A festa de São João já era de liberdade antes do 25 de Abril, como a única noite do ano em que se podia circular livremente, num ritual dionisíaco que servia de escape para o aprisionamento dos outros 364 dias. Hoje, reforça-se como uma importante manifestação de resistência, neste projeto de cidade-cenário, parque temático para turistas, em que os portuenses não têm lugar, a não ser ao serviço.
Outra das coisas boas do São João é a comida: sardinhas ou febras na brasa, pimento assado, batata cozida, broa de Avintes ou pão, azeitonas e salada mista. Haverá melhor do que a simplicidade da gastronomia popular na era da comida que não é para comer, mas para degustar, da comida “isenta” disto ou daquilo, da comida sem identidade daqueles menus genéricos, com tostas de abacate e panquecas com xarope de ácer?

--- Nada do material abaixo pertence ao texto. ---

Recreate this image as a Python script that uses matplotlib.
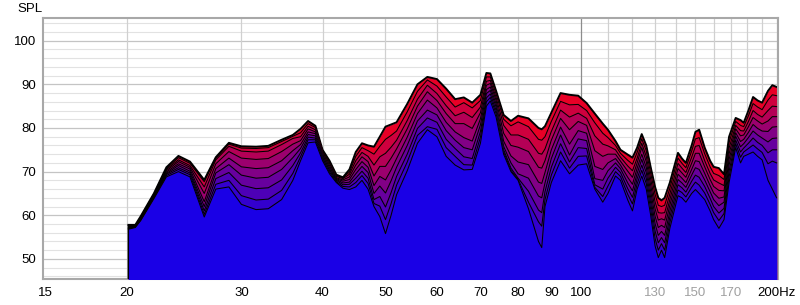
import numpy as np
import matplotlib
matplotlib.use("Agg")
import matplotlib.pyplot as plt

plt.rcParams['font.family'] = ['Liberation Sans', 'DejaVu Sans']

# Waterfall slices (dB SPL), slice_0 = first (back, red) ... slice_8 = last (front, blue)
freqs = [20.1, 20.6, 21, 22, 23, 24, 25, 26.3, 27.4, 28.7,
         30, 31.6, 33, 34.6, 36, 37, 38, 39, 40, 41,
         42, 43, 44, 45, 46, 47, 48, 49, 50, 51,
         52, 54, 56, 58, 60, 62, 64, 66, 68, 70,
         71.5, 72.5, 74, 76, 78, 80, 83, 86, 87, 88,
         90, 93, 96, 99, 102, 105, 108, 110, 113, 115,
         118, 120, 122, 124, 126, 128, 130, 131.5, 133, 134.5,
         137, 141, 143, 145, 148, 150, 152, 155, 158, 160,
         163, 166, 169, 173, 176, 178, 181, 184, 187, 190,
         194, 197, 200]

slice_0 = [57.8, 57.8, 59.8, 65.0, 71.0, 73.6, 72.3, 68.1, 73.3, 76.6,
           75.8, 75.7, 75.9, 77.3, 78.4, 79.8, 81.6, 80.5, 75.0, 72.5,
           69.3, 68.7, 70.5, 74.5, 76.5, 76.0, 75.7, 78.0, 80.3, 80.8,
           81.3, 85.5, 90.0, 91.7, 91.2, 89.0, 86.6, 87.0, 85.8, 87.6,
           92.6, 92.5, 88.5, 83.0, 81.6, 82.8, 82.2, 80.0, 79.7, 80.4,
           83.5, 88.0, 87.6, 87.4, 85.7, 83.3, 81.0, 79.6, 77.0, 75.0,
           73.9, 73.2, 75.5, 78.6, 76.0, 71.0, 66.5, 64.0, 63.4, 64.0,
           67.5, 74.3, 73.0, 72.0, 76.0, 79.1, 79.6, 75.5, 72.5, 71.1,
           70.8, 69.4, 78.0, 82.3, 81.8, 81.2, 84.0, 87.1, 86.3, 85.8,
           88.5, 89.8, 89.4]
slice_1 = [57.7, 57.7, 59.7, 64.9, 70.7, 73.2, 71.9, 67.7, 73.1, 76.3,
           75.4, 75.3, 75.5, 76.9, 78.1, 78.9, 81.0, 80.1, 74.7, 72.1,
           69.1, 68.6, 69.9, 73.5, 75.5, 74.8, 74.0, 75.8, 77.4, 78.3,
           79.3, 83.7, 88.4, 91.0, 89.6, 87.1, 84.8, 85.8, 84.6, 86.3,
           91.7, 91.7, 87.8, 82.0, 80.5, 81.4, 80.3, 77.4, 77.2, 78.0,
           81.5, 86.1, 85.3, 85.4, 84.0, 81.2, 78.8, 77.8, 76.0, 74.2,
           72.6, 71.7, 74.4, 77.5, 74.8, 69.6, 64.8, 62.3, 62.0, 62.3,
           66.2, 73.1, 71.9, 70.9, 74.7, 77.5, 77.8, 74.1, 71.1, 69.6,
           69.1, 68.2, 76.7, 81.5, 80.6, 80.3, 82.8, 85.6, 84.8, 84.2,
           86.4, 87.6, 87.4]
slice_2 = [57.5, 57.6, 59.5, 64.7, 70.5, 72.7, 71.4, 66.5, 72.7, 75.8,
           74.7, 74.5, 74.7, 76.2, 77.6, 78.0, 80.4, 79.6, 74.4, 71.8,
           68.9, 68.4, 69.4, 72.5, 74.4, 73.5, 71.5, 73.4, 74.2, 75.6,
           77.2, 81.7, 86.6, 89.8, 87.9, 85.1, 82.8, 83.6, 82.4, 84.8,
           90.7, 90.9, 87.0, 80.6, 78.4, 78.4, 77.4, 74.2, 74.0, 75.2,
           79.2, 84.1, 82.5, 83.4, 82.2, 78.2, 76.3, 75.9, 75.0, 73.3,
           71.3, 70.2, 73.1, 76.5, 73.5, 68.3, 63.1, 60.6, 60.5, 60.6,
           64.9, 71.9, 70.8, 69.8, 73.3, 75.8, 76.0, 72.5, 69.6, 68.1,
           67.4, 66.8, 75.4, 80.6, 79.4, 79.3, 81.5, 84.0, 83.1, 82.5,
           84.0, 85.0, 84.9]
slice_3 = [57.4, 57.6, 59.4, 64.6, 70.2, 72.3, 71.0, 65.0, 71.8, 74.6,
           73.1, 72.8, 73.0, 74.6, 76.3, 77.1, 79.8, 79.1, 74.1, 71.4,
           68.6, 68.1, 68.8, 71.5, 73.4, 72.3, 69.0, 71.2, 71.2, 73.1,
           75.2, 79.8, 85.0, 88.3, 86.3, 83.3, 81.0, 81.0, 79.9, 83.5,
           89.8, 90.2, 86.3, 78.8, 76.0, 75.6, 74.6, 71.0, 70.8, 72.5,
           77.2, 82.2, 79.6, 81.5, 80.6, 74.8, 73.5, 74.0, 74.0, 72.4,
           70.1, 68.7, 72.0, 75.5, 72.3, 66.9, 61.5, 58.9, 59.2, 58.9,
           63.6, 70.7, 69.7, 68.7, 71.9, 74.2, 74.2, 71.1, 68.2, 66.6,
           65.7, 65.6, 74.1, 79.8, 78.2, 78.4, 80.3, 82.4, 81.6, 80.9,
           81.6, 82.6, 82.6]
slice_4 = [57.3, 57.5, 59.3, 64.4, 69.9, 71.8, 70.6, 63.1, 70.7, 73.1,
           71.1, 70.7, 70.9, 72.5, 74.8, 76.2, 79.1, 78.7, 73.8, 71.0,
           68.4, 67.8, 68.2, 70.5, 72.3, 71.0, 66.8, 68.9, 68.1, 70.4,
           73.0, 77.9, 83.3, 86.4, 84.6, 81.3, 79.1, 77.8, 77.0, 82.1,
           88.8, 89.4, 85.5, 77.0, 73.6, 72.2, 71.6, 67.6, 67.3, 69.8,
           75.0, 80.2, 76.3, 79.4, 78.8, 71.2, 70.5, 72.0, 73.0, 71.5,
           68.7, 67.1, 70.8, 74.0, 71.0, 65.5, 59.8, 57.2, 57.7, 57.2,
           62.3, 69.4, 68.5, 67.5, 70.5, 72.5, 72.3, 69.6, 66.8, 65.1,
           63.9, 64.2, 72.8, 78.9, 76.9, 77.4, 79.0, 80.8, 79.9, 79.3,
           79.2, 80.2, 80.3]
slice_5 = [57.2, 57.4, 59.2, 64.3, 69.6, 71.4, 70.1, 62.0, 69.7, 71.6,
           69.2, 68.5, 68.7, 70.5, 73.2, 75.3, 78.5, 78.2, 73.5, 70.6,
           68.2, 67.4, 67.6, 69.5, 71.2, 69.8, 65.0, 66.7, 65.1, 67.9,
           71.0, 76.0, 81.6, 84.1, 83.0, 79.4, 77.2, 75.5, 75.0, 80.7,
           87.9, 88.6, 84.8, 75.8, 72.0, 69.5, 68.5, 64.4, 64.0, 67.4,
           73.0, 78.4, 73.8, 77.5, 77.1, 68.4, 68.0, 70.2, 72.0, 70.7,
           67.4, 65.6, 69.6, 72.8, 69.8, 64.1, 58.1, 55.4, 56.3, 55.4,
           60.9, 68.2, 67.4, 66.4, 69.2, 70.9, 70.5, 68.1, 65.4, 63.6,
           62.2, 63.0, 71.5, 78.1, 75.7, 76.4, 77.8, 79.3, 78.4, 77.7,
           76.8, 77.6, 77.7]
slice_6 = [57.0, 57.4, 59.0, 64.1, 69.4, 70.9, 69.7, 61.0, 68.4, 69.8,
           66.9, 66.1, 66.3, 68.1, 71.4, 74.3, 77.9, 77.7, 73.1, 70.3,
           68.0, 67.0, 67.1, 68.5, 70.1, 68.5, 63.6, 64.3, 61.9, 65.2,
           68.9, 74.0, 79.9, 82.3, 81.3, 77.4, 75.3, 73.4, 73.0, 79.2,
           86.9, 87.8, 84.0, 75.0, 70.8, 68.5, 65.5, 61.2, 60.6, 65.4,
           71.0, 76.4, 72.2, 75.5, 75.3, 67.0, 66.0, 68.5, 71.0, 69.8,
           66.1, 64.1, 68.4, 71.5, 68.5, 62.8, 56.4, 53.7, 54.9, 53.7,
           59.6, 67.0, 66.3, 65.3, 67.8, 69.2, 68.7, 66.6, 63.9, 62.0,
           60.5, 61.6, 70.1, 77.2, 74.5, 75.4, 76.5, 77.7, 76.7, 76.0,
           74.3, 75.0, 75.0]
slice_7 = [56.9, 57.3, 58.9, 64.0, 69.1, 70.5, 69.3, 60.2, 67.1, 68.0,
           64.5, 63.5, 63.7, 65.7, 69.6, 73.4, 77.3, 77.3, 72.8, 69.9,
           67.7, 66.6, 66.5, 67.5, 69.1, 67.3, 62.7, 62.1, 59.0, 62.7,
           66.9, 72.2, 78.3, 80.3, 79.7, 75.5, 73.5, 71.6, 71.5, 77.9,
           86.0, 87.0, 83.3, 74.5, 70.3, 68.2, 63.0, 58.5, 57.5, 63.6,
           69.2, 74.5, 70.8, 73.5, 73.6, 66.4, 64.3, 66.7, 70.0, 68.9,
           64.8, 62.6, 67.2, 70.3, 67.3, 61.4, 54.7, 52.0, 53.5, 52.0,
           58.3, 65.8, 65.2, 64.2, 66.4, 67.6, 66.9, 65.1, 62.5, 60.6,
           58.8, 60.4, 68.8, 76.4, 73.3, 74.5, 75.3, 76.1, 75.2, 74.4,
           71.8, 72.4, 72.0]
slice_8 = [56.8, 57.2, 58.8, 63.8, 68.8, 70.0, 68.8, 59.6, 66.0, 66.5,
           62.5, 61.3, 61.5, 63.6, 68.0, 72.5, 76.6, 76.8, 72.5, 69.5,
           67.5, 66.2, 65.9, 66.5, 68.0, 66.0, 62.0, 59.7, 55.8, 60.0,
           64.7, 70.2, 76.5, 79.6, 78.0, 73.5, 71.5, 70.4, 70.5, 76.5,
           85.0, 86.2, 82.5, 74.0, 70.0, 68.0, 61.5, 54.0, 52.6, 62.0,
           67.5, 72.5, 69.5, 71.5, 71.8, 66.0, 63.0, 65.0, 69.0, 68.0,
           63.5, 61.0, 66.0, 69.0, 66.0, 60.0, 53.0, 50.3, 52.0, 50.3,
           57.0, 64.5, 64.0, 63.0, 65.0, 65.9, 65.0, 63.6, 61.0, 59.0,
           57.0, 59.0, 67.5, 75.5, 72.0, 73.5, 74.0, 74.5, 73.5, 72.7,
           68.0, 66.0, 64.0]

slices = [slice_0, slice_1, slice_2, slice_3, slice_4, slice_5, slice_6, slice_7, slice_8]

xticks = [15, 20, 30, 40, 50, 60, 70, 80, 90, 100, 130, 150, 170, 200]
xlabels = ['15', '20', '30', '40', '50', '60', '70', '80', '90', '100', '130', '150', '170', '200Hz']
yticks = [50, 60, 70, 80, 90, 100]

# Figure: 800x305 px
fig = plt.figure(figsize=(8, 3.05), dpi=100)
ax = fig.add_axes([43 / 800, 26 / 305, 735 / 800, 261 / 305])
ax.set_xscale('log')
ax.set_xlim(14.85, 201)
ax.set_ylim(45.4, 105.2)

# grid
for yv in np.arange(46, 106, 2):
    if yv % 10 == 0:
        ax.axhline(yv, color='#c4c4c4', lw=0.9, zorder=0)
    else:
        ax.axhline(yv, color='#e2e2e2', lw=0.8, zorder=0)
for fv in range(20, 201, 10):
    col = '#8c8c8c' if fv == 100 else '#d0d0d0'
    ax.axvline(fv, color=col, lw=0.9, zorder=0)

# slices, back (red) to front (blue)
red = np.array([0.91, 0.0, 0.15])
blue = np.array([0.10, 0.0, 0.90])
n = len(slices)
for i, s in enumerate(slices):
    t = i / (n - 1)
    c = red * (1 - t) + blue * t
    ax.fill_between(freqs, s, 40, color=c, lw=0, zorder=2 + i)
    ax.plot(freqs, s, color='black', lw=1.4 if i == 0 else 0.75,
            solid_joinstyle='round', zorder=2 + i)
    ax.plot([freqs[0], freqs[0]], [40, s[0]], color='black', lw=0.8, zorder=2 + i)

# ticks and labels
ax.set_xticks(xticks)
ax.set_xticklabels(xlabels)
ax.xaxis.set_minor_locator(matplotlib.ticker.NullLocator())
ax.set_yticks(yticks)
ax.tick_params(axis='both', length=0, labelsize=9.5, colors='black')
ax.tick_params(axis='x', pad=6)
ax.tick_params(axis='y', pad=5)
for lab in ax.get_xticklabels():
    if lab.get_text() in ('130', '150', '170'):
        lab.set_color('#a0a0a0')

for sp in ax.spines.values():
    sp.set_color('#a8a8a8')
    sp.set_linewidth(1.5)

fig.text(17 / 800, 1 - 9 / 305, 'SPL', fontsize=9.5, va='center', ha='left')

fig.savefig('out.png', dpi=100, facecolor='white')
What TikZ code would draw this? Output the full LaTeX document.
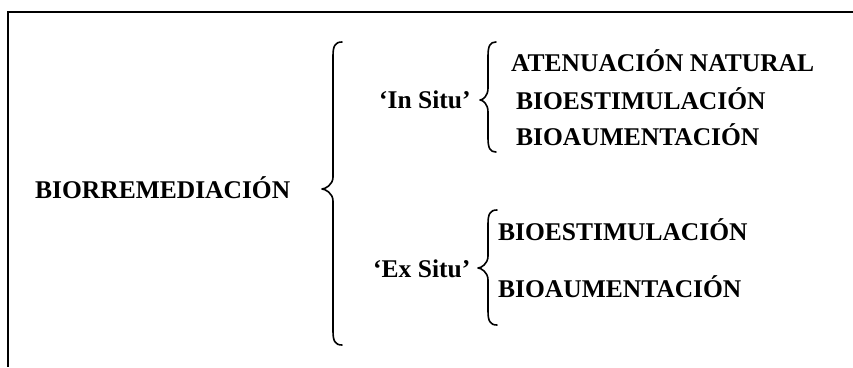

O São João vive de trajetos (e cada um tem os seus percursos-ritual), quer para ir ver o fogo a um sítio estratégico, quer para ir comer aquela fartura habitual, quer para ir ao bailarico mais animado, ou mesmo à rua onde se tem mais amigos, a festa faz-se dessas itinerâncias, com todas as paragens e desvios, para desfrutar dos encontros não planeados e das surpresas do caminho. Faz-se também de interações, ora porque a martelada no transeunte desperta sorrisos e bocas, ora porque o lançamento do balão implica um ajuntamento e há sempre quem passe a dar um bitaite, ora porque há muito convívio na fila da cerveja, tudo parece convidar ao convívio com o desconhecido, numa grande fraternidade festiva.
O São João é lindo e tem muitas das coisas que mais alegria pueril me provocam. Tem alho-porro e ervas aromáticas, foguetes e fogueiras, manjericos com rimas e cascatas com figurinhas de cerâmica. Além de que não há outra festa no país em que o povo encha o céu de estrelas para iluminar a sua festa. Esse atrevimento é só nosso!